High Court dismisses challenges to demolish 19th-century house in Howth

Site was granted permission for 32-apartment scheme by An Bord Pleanála

The judge rejected claims that An Bord Pleanála failed to recognise that demolishing Graymount House in Howth would contravene a local development plan

The High Court has dismissed two challenges to permission for a 32-apartment development requiring the demolition of a 19th-century property in Howth, Dublin.

In a ruling on Friday, Mr Justice Anthony Barr rejected claims that An Bord Pleanála failed to recognise that demolishing Graymount House would contravene a local development plan objective to retain historic building stock.

The judge noted the board’s inspector observed the house was in poor condition with few original features left and inappropriate additions made to it over the years. The inspector had concluded the house did not contribute substantially to the character of the area, said Mr Justice Barr.

The judge was satisfied the inspector could decide that the building, while of some antiquity, was not deserving of protection.


Mr Justice Barr rejected all grounds of challenge advanced by Graymount House Action Group and Howth residents Aoife Grimes and Darragh Richardson. Together they asked the court to quash An Bord Pleanála’s approval for the demolition to make way for a four-storey block at Dungriffin Road.

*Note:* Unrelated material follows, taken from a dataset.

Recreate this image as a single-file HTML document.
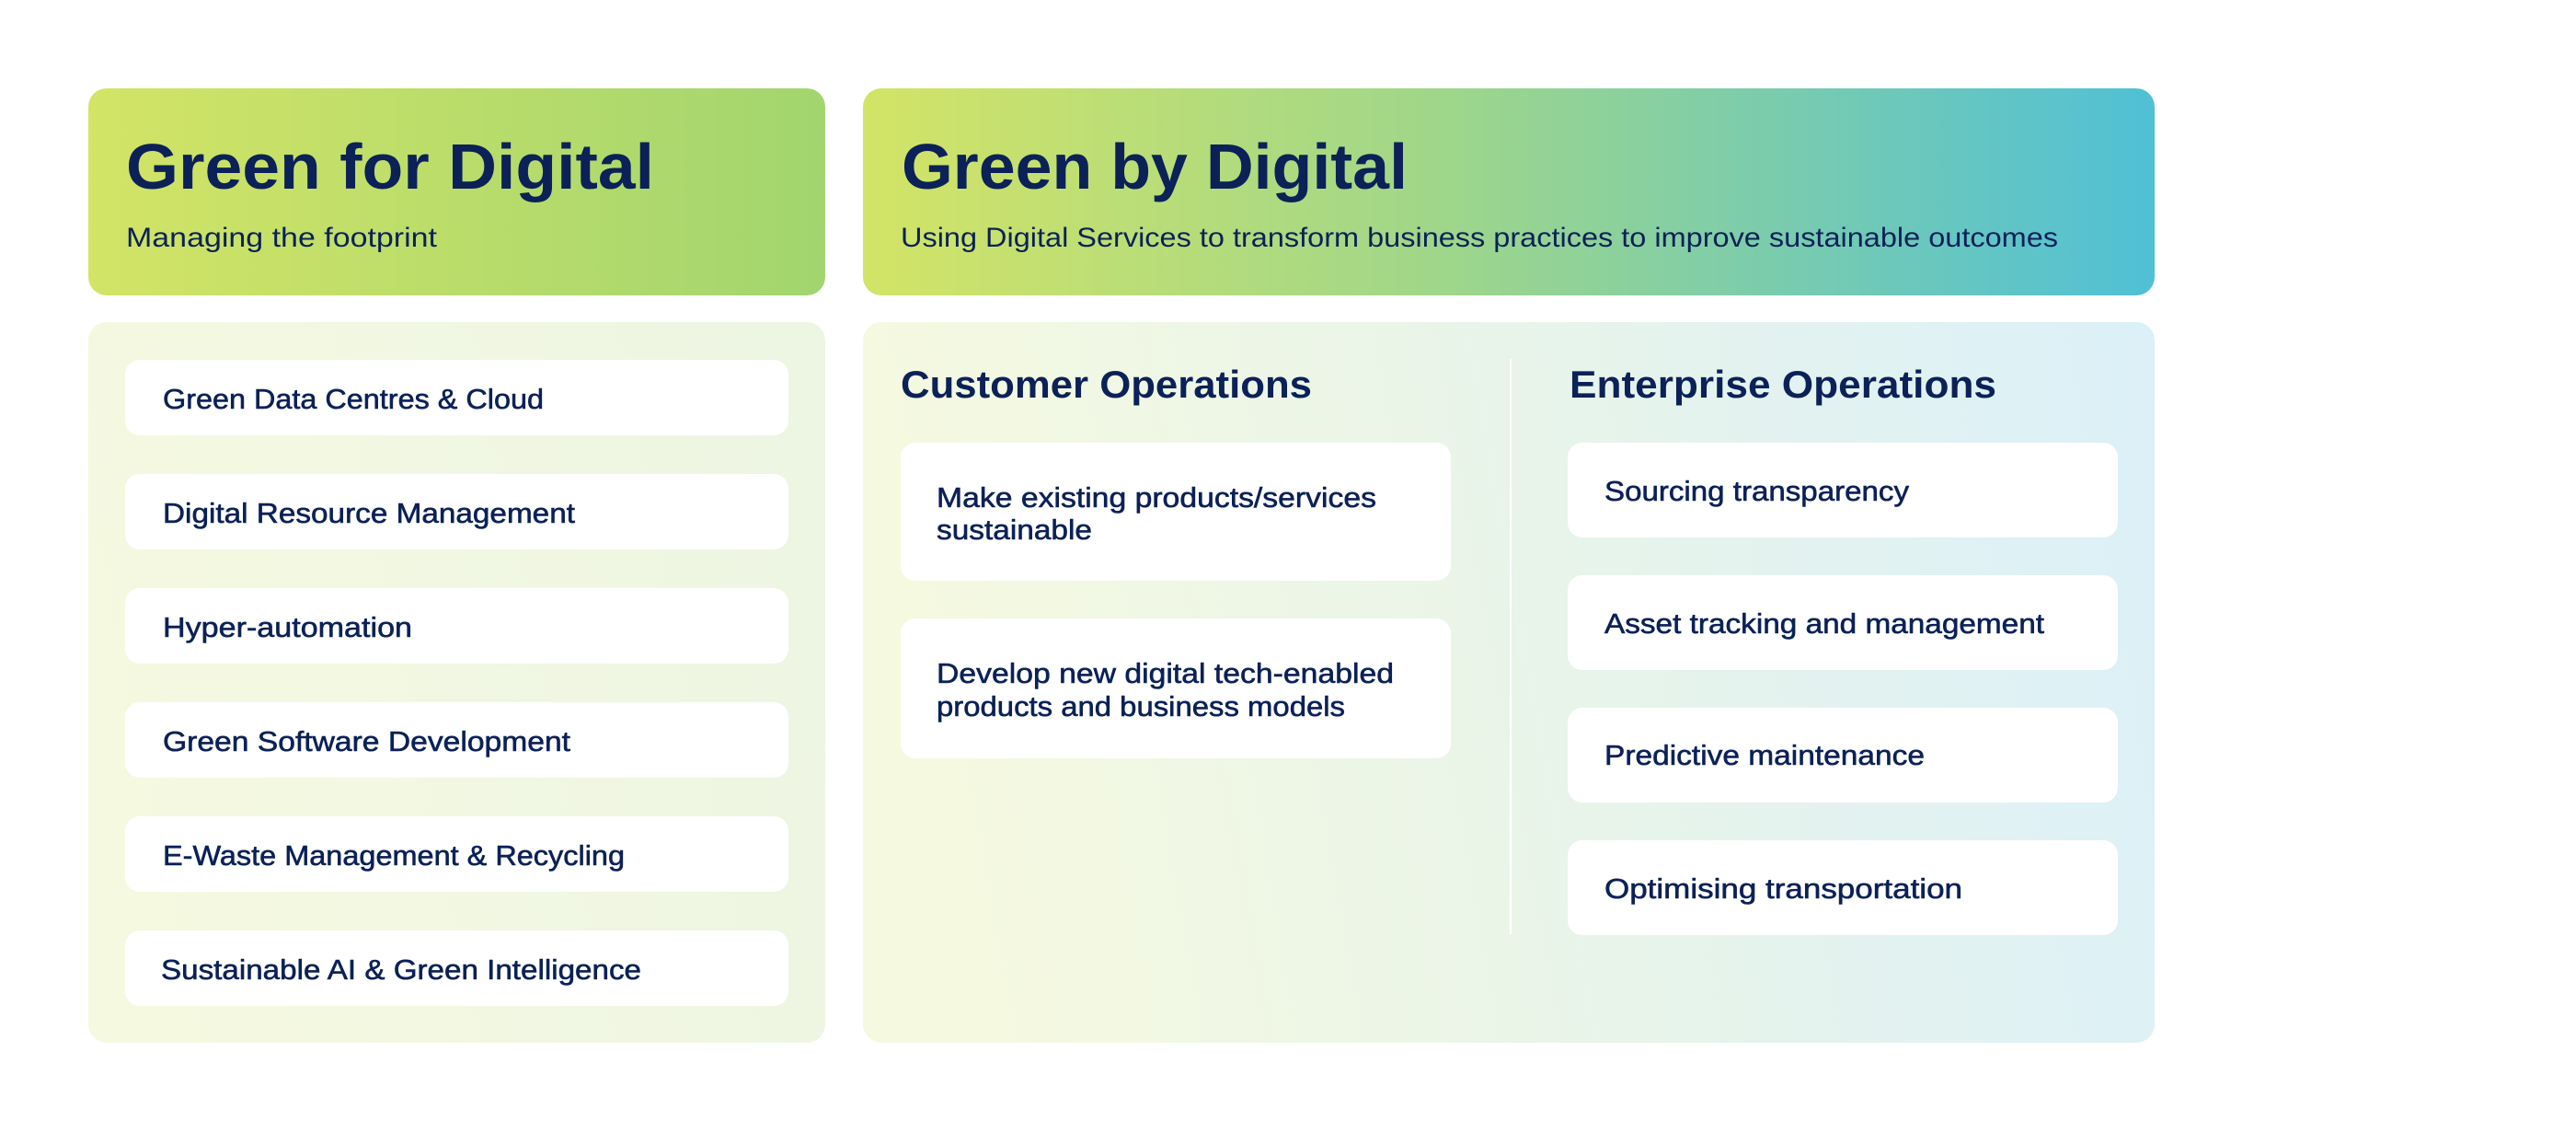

Christian Morris, of Claremont Road, Howth, brought a separate judicial review over the same decision of the board to grant approval to Trafalgar Capital Ltd.

Fingal County Council had earlier approved the project, but this was appealed by third parties.

Mr Justice Barr dismissed all grounds of challenge on Friday.

Among their claims was that the density of the development was too high, as it was 1.6km away from Howth Dart station and an exception to typical density restrictions only applies to projects based within 1.5km of a Dart station.

Mr Justice Barr said this was not a sustainable basis for striking down the permission. Guidelines can be “general in nature” and do not require “rigid or slavish adherence”, he said.

He was also unconvinced by the claim that An Bord Pleanála did not adequately consider alleged traffic hazards posed by the development, particularly in relation to narrow footpaths in the area.

He said the board’s inspector reached a logical and rational conclusion on the uncontroverted expert evidence about the level of traffic likely to be generated. He said the applicant’s proposition was “untenable” given the “almost negligible impact of the traffic” from the development at peak hours.

Mr Justice Barr dismissed all of the other grounds advanced by the Graymount Group, Mr Richardson, of Thormanby Lawns, and Ms Grimes, of Dungriffin Road. Mr Morris, legally representing himself, had adopted the submissions made by the other challengers but argued additional legal grounds, which the judge also dismissed.